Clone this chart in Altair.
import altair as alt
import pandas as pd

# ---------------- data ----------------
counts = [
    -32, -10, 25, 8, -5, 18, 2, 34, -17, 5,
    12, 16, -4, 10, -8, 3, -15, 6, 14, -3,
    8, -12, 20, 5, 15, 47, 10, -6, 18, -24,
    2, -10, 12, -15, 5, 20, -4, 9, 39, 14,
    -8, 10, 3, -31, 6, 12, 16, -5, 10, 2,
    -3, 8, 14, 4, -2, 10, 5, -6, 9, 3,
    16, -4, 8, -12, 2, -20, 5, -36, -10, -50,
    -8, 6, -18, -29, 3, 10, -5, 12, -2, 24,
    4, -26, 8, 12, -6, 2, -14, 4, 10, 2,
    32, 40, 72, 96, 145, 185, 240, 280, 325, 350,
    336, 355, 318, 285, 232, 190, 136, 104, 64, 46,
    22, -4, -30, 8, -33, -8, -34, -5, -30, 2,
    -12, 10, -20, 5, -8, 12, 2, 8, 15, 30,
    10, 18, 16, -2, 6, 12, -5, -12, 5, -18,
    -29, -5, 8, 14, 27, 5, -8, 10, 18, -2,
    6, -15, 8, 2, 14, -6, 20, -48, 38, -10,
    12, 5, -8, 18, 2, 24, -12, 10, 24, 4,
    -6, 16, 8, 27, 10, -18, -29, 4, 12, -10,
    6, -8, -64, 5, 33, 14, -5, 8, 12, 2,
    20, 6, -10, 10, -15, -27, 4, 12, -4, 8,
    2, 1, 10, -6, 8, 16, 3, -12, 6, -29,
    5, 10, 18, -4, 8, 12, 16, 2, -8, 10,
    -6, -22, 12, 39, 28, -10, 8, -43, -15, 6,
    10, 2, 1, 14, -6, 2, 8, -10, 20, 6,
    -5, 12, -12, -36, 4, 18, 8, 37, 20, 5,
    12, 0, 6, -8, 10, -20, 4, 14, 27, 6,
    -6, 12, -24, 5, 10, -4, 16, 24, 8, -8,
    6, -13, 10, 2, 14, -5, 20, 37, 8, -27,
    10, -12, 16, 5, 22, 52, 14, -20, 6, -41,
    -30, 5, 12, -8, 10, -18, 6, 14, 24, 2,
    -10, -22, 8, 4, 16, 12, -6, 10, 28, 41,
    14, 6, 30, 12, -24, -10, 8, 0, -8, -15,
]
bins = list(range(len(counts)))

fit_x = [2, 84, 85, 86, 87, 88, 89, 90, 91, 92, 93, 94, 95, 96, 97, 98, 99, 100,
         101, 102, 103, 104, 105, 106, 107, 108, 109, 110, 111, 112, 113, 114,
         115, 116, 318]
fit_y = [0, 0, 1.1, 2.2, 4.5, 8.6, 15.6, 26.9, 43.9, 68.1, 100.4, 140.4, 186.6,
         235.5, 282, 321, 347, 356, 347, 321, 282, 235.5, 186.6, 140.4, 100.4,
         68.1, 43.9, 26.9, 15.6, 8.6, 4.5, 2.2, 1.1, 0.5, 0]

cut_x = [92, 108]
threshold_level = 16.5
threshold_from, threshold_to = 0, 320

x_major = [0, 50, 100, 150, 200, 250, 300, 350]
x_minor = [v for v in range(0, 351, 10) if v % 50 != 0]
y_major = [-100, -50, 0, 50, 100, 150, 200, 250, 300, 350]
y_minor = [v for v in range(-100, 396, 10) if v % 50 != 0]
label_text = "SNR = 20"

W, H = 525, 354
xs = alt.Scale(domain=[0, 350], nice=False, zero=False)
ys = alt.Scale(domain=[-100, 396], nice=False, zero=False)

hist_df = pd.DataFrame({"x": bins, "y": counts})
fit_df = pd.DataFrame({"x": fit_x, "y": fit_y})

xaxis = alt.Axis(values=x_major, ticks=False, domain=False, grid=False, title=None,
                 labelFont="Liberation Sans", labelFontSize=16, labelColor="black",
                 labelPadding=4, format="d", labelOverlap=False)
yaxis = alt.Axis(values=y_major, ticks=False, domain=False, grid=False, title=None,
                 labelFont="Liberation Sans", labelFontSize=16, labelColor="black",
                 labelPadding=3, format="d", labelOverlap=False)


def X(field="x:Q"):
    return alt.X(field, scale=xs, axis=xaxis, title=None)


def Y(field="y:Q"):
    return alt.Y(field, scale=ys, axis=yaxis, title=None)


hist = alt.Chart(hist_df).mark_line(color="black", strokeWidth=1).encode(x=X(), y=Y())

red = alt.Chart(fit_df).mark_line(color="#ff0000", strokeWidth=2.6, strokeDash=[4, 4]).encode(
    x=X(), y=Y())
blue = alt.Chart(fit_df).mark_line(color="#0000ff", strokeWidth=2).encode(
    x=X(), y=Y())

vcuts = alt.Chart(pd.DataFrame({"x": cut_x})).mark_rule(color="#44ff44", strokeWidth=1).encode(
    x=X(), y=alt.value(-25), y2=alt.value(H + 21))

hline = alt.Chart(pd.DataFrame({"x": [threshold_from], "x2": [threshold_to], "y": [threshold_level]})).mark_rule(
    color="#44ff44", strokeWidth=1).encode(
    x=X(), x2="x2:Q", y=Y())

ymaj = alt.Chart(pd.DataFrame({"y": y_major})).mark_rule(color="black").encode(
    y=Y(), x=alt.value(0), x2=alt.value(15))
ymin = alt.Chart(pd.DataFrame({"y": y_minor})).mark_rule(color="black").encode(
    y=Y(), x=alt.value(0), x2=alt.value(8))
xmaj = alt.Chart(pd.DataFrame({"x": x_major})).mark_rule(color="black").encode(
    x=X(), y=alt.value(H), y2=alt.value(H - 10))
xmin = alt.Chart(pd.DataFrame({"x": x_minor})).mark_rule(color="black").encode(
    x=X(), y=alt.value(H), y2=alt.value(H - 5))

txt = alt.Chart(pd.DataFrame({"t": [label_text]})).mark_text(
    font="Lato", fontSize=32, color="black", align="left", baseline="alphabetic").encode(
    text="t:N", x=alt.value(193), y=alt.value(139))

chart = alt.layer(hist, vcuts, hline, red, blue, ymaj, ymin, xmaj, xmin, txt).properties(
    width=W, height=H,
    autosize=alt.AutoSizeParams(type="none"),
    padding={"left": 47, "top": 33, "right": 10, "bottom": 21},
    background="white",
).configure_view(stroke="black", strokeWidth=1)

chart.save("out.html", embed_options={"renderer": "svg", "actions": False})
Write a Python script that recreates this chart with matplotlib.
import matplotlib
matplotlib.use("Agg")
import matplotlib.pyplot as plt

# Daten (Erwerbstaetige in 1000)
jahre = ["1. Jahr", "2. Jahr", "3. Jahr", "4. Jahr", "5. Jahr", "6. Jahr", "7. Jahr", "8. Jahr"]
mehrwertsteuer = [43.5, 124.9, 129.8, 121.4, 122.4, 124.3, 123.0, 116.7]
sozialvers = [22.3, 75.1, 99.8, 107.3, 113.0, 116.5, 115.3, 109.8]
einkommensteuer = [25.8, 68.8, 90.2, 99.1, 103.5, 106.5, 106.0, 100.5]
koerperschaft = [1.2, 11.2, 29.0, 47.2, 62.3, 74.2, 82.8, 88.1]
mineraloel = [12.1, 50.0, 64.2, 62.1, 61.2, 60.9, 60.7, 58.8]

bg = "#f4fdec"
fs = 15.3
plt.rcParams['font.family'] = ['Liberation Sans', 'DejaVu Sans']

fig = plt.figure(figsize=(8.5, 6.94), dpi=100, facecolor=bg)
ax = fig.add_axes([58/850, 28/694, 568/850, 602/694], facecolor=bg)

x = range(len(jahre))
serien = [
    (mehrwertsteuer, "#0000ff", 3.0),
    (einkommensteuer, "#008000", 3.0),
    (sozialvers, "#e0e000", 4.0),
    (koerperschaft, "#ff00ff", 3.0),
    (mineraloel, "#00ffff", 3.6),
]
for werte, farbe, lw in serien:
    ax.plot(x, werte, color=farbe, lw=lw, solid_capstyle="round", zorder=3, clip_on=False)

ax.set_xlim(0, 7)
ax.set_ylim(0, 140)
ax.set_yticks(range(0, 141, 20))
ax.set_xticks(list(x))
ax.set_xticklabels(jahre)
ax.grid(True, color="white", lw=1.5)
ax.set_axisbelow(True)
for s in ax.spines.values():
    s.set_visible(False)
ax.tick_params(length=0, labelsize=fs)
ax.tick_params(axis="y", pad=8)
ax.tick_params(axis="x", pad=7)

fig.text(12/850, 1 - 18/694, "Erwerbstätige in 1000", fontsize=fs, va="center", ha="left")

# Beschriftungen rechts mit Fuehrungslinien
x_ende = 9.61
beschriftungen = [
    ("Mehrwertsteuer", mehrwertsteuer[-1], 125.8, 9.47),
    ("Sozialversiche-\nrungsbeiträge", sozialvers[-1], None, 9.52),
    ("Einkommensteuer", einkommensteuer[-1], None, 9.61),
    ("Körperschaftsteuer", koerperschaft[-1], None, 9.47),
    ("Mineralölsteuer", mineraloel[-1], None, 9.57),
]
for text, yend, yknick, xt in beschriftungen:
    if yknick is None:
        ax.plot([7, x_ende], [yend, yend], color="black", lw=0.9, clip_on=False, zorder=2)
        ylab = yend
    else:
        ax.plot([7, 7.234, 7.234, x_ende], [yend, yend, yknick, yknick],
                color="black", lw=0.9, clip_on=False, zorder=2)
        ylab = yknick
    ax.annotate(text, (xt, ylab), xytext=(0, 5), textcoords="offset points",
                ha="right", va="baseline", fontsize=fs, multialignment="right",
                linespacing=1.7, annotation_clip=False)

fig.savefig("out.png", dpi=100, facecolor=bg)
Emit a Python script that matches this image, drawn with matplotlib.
▬▬▬▬▬▬
▸ **Problem statement**
Print exactly, and only, the lines beginning at the top of the listing and ending at the line with "import pandas as pd".

▸ **Response to this exercise**
Clone this chart in Altair.
import altair as alt
import pandas as pd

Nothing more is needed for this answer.